Михавообще не может приспособиться к тоталитарной системе, как Илья. К нему в основном относится метафора повествователя «имаго». Миха в конце романа достигает уровня взрослости, по мнению рассказчика, хотя на самом деле все наоборот. Его душа созрела для того, чтобы понимать, что главная цель жизни – это любовь к ближним.
Повествователь подчеркивал: «Миха проходил, как насекомое, последнюю стадию метаморфоза: смерть Анны Александровны вынуждала его стать окончательно взрослым» [12:105]. Но «взрослые» особи обладают изощренным эгоизмом, они умеют лавировать среди неприятностей, как Илья. Миха с его кротким сердцем не способен на такой эгоизм. Он пришел к самоубийству, отчаявшись разрешить узел проблем, никого из его ближних не мучая. Его добровольный уход из жизни произошел не из гордости (как бунт Ивана Карамазова), а от тупиковости ситуации: он другим путем не мог спасти жену, дочку и своих близких. Его чуткое сердце не смогло вместить жалость ко всем, кто страдает, кто обижен, кто нуждается в его помощи (как дочка Мустафы Айше).
Миха сопоставляет при этом задуманное им самоубийство с подвигом Иисуса, что подтверждает его полное непонимание смысла христианства и крестоношения. Миха думает: «Ведь именно в тридцать три года Иисус совершил поступок, подтвердивший его абсолютную взрослость он добровольно отдал свою жизнь за идею, которая вообще-то не вызывала у Михи большого сочувствия – за чужие грехи» [12:541].
Поошибочному убеждению персонажа, быть взрослым – это значит распоряжаться самим собой.
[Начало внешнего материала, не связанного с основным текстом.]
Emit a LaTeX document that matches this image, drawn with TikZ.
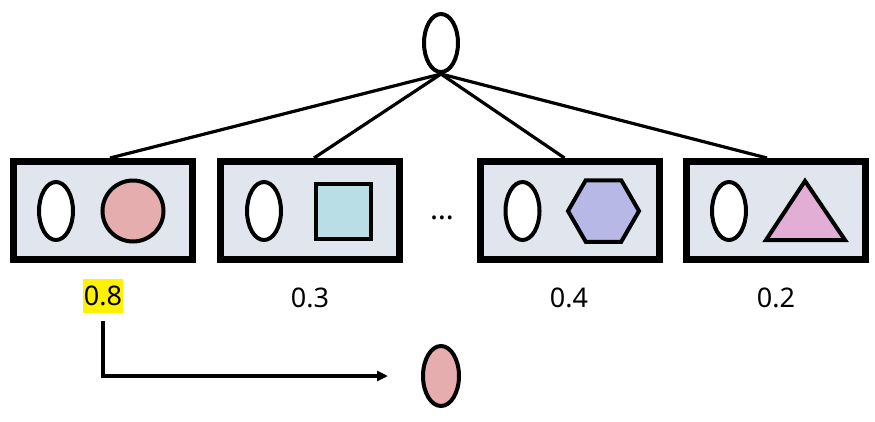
\documentclass[tikz,border=0pt]{standalone}
\usepackage{fontspec}
\setmainfont{Noto Sans}
\usetikzlibrary{arrows.meta,shapes.geometric}

\definecolor{kartabg}{HTML}{E1E6EE}
\definecolor{ruzova}{HTML}{E5ADAD}
\definecolor{modra}{HTML}{B9DEE6}
\definecolor{fialova}{HTML}{B7B8E6}
\definecolor{lila}{HTML}{E3AED5}

\tikzset{
  karta/.style={draw, line width=7pt, fill=kartabg, minimum width=179pt, minimum height=98pt, inner sep=0pt},
  vejce/.style={draw, ellipse, line width=4pt, fill=white, minimum width=34pt, minimum height=58pt, inner sep=0pt},
  tvar/.style={draw, line width=4pt, inner sep=0pt},
  hrana/.style={line width=3.2pt},
  popisek/.style={font=\fontsize{27}{30}\selectfont, inner sep=0pt}
}

\begin{document}
\begin{tikzpicture}[x=1pt, y=-1pt]
        \useasboundingbox (0,0) rectangle (875,421);

        % koren nahore
        \node[vejce] (koren) at (441,43) {};

        % karty
        \node[karta] (k1) at (103,210.5) {};
        \node[karta] (k2) at (310,210.5) {};
        \node[karta] (k3) at (569.5,210.5) {};
        \node[karta] (k4) at (776,210.5) {};

        % hrany od korene
        \draw[hrana] (koren.south) -- ([xshift=7pt]k1.north);
        \draw[hrana] (koren.south) -- ([xshift=4pt]k2.north);
        \draw[hrana] (koren.south) -- ([xshift=-5pt]k3.north);
        \draw[hrana] (koren.south) -- ([xshift=-9pt]k4.north);

        % obsah karet
        \node[vejce] (v1) at (56,211) {};
        \node[tvar, circle, fill=ruzova, minimum size=61pt] (kruh) at (133,211) {};

        \node[vejce] (v2) at (264,211) {};
        \node[tvar, rectangle, fill=modra, minimum size=55pt] (ctverec) at (343.5,211) {};

        \node[vejce] (v3) at (522.5,211) {};
        \node[tvar, regular polygon, regular polygon sides=6, fill=fialova, minimum size=71pt] (sestiuhelnik) at (603.5,211) {};

        \node[vejce] (v4) at (729,211) {};
        \draw[line width=4pt, fill=lila] (805,181) -- (845,240) -- (766,240) -- cycle;

        % tecky mezi kartami
        \node[font=\fontsize{30}{32}\selectfont, inner sep=0pt] (tecky) at (442,218) {…};

        % pravdepodobnosti
        \node[popisek, fill=yellow, minimum width=40pt, minimum height=34pt] (p1) at (103,296) {0.8};
        \node[popisek] (p2) at (310,298) {0.3};
        \node[popisek] (p3) at (569,298) {0.4};
        \node[popisek] (p4) at (776,298) {0.2};

        % vybrany vysledek
        \node[vejce, fill=ruzova, minimum width=36pt, minimum height=60pt] (vysledek) at (441,376) {};
        \draw[hrana, -{Triangle[length=11pt, width=10pt]}, shorten >=33pt] ([yshift=-8pt]p1.south) |- (vysledek.west);

    \end{tikzpicture}
\end{document}
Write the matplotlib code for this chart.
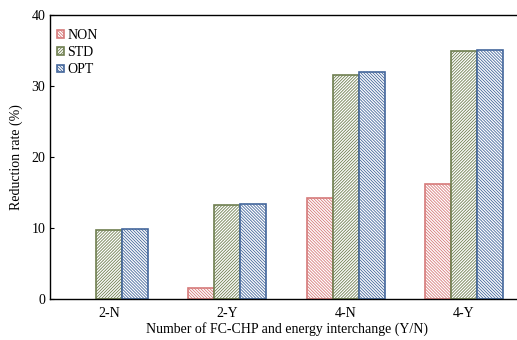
import numpy as np
import matplotlib
matplotlib.use('Agg')
import matplotlib.pyplot as plt

plt.rcParams['font.family'] = ['Liberation Serif', 'DejaVu Serif']
plt.rcParams['hatch.linewidth'] = 0.6

# data
categories = ['2-N', '2-Y', '4-N', '4-Y']
non_vals = [0.0, 1.55, 14.2, 16.2]
std_vals = [9.7, 13.2, 31.6, 35.0]
opt_vals = [9.85, 13.4, 32.0, 35.1]

series = [('NON', non_vals, '#d67a7a', '\\' * 11),
          ('STD', std_vals, '#6f7f50', '/' * 11),
          ('OPT', opt_vals, '#44679c', '\\' * 11)]

fig = plt.figure(figsize=(5.17, 3.4), dpi=100)
ax = fig.add_axes([0.0967, 0.1206, 0.915, 0.835])

x = np.arange(len(categories))
w = 0.22
for i, (name, vals, col, hatch) in enumerate(series):
    vals = np.array(vals, dtype=float)
    # a zero value draws no bar at all in the original
    heights = np.where(vals > 0, vals, np.nan)
    ax.bar(x + (i - 1) * w, heights, w, facecolor='white', edgecolor=col,
           hatch=hatch, linewidth=1.2, label=name)

ax.set_xlim(-0.5, 3.5)
ax.set_ylim(0, 40)
ax.set_yticks([0, 10, 20, 30, 40])
ax.set_xticks(x)
ax.set_xticklabels(categories)
ax.tick_params(axis='y', direction='in', length=3, labelsize=10, width=0.8)
ax.tick_params(axis='x', length=0, labelsize=10, pad=6)
ax.spines['right'].set_visible(False)
for s in ['left', 'top', 'bottom']:
    ax.spines[s].set_linewidth(1.0)

ax.set_ylabel('Reduction rate (%)', fontsize=10, labelpad=6)
ax.set_xlabel('Number of FC-CHP and energy interchange (Y/N)', fontsize=10, labelpad=1)

ax.legend(loc='upper left', bbox_to_anchor=(-0.005, 0.985), frameon=False, fontsize=10,
          handlelength=0.5, handleheight=0.5, handletextpad=0.2, labelspacing=0.3,
          borderaxespad=0.3)

fig.savefig('out.png', dpi=100)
Действительно, не детскость, а атеистическое мышление привело чувствительного Миху к подобной трагедии.
И хотя повествователь изображает смерть Михи, как полет крылатого существа, оставившего на земле пустой гроб, явная аллюзия на воскресение Христа, но читатель не может не понимать, что этот минутный полет героя к земле ведет в вечный мрак, во тьму, и такой конец жизни никак и ни в каком смысле нельзя назвать спасительным.
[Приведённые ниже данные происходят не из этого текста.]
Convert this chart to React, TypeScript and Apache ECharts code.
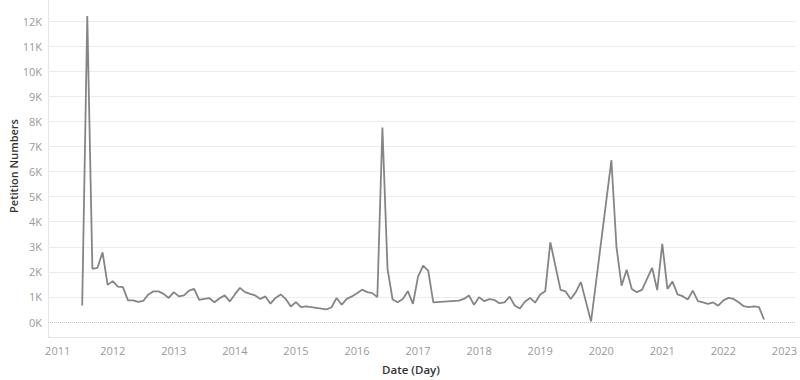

Важные символы «лестница» и «тень» в романе «Лестница Якова» (2015г.) вписываются в концепт «убогая правда». В прозе 2000-х годов (романы «Зеленый шатер» и «Лестница Якова»).Прецедентные феномены, ставшие словами-сигналами, выражающими авторское мировоззрение, позволяют заметить некоторое несоответствие развития сюжета и авторской трактовки образов (например, Михи, Тамары). Очевидно, это связано с особенностями меняющегося отношения Л.Е. Улицкой проблемам религии и динамикой мировоззрения современного писателя.
Таким образом, изучив произведения Л.Е. Улицкой 1990 -2015 годов, относящихся к разным эпическим жанрам (рассказ, повесть и роман), можно увидеть, что прецедентные феномены, выполняющие функции слов-сигналов (знаков-символов), используются писательницей в качестве концептуальных для всего художественного текста интертекстуальных символических метафор (фольклорных, библейских, литературных), напрямую четко выражающих авторское мировидение.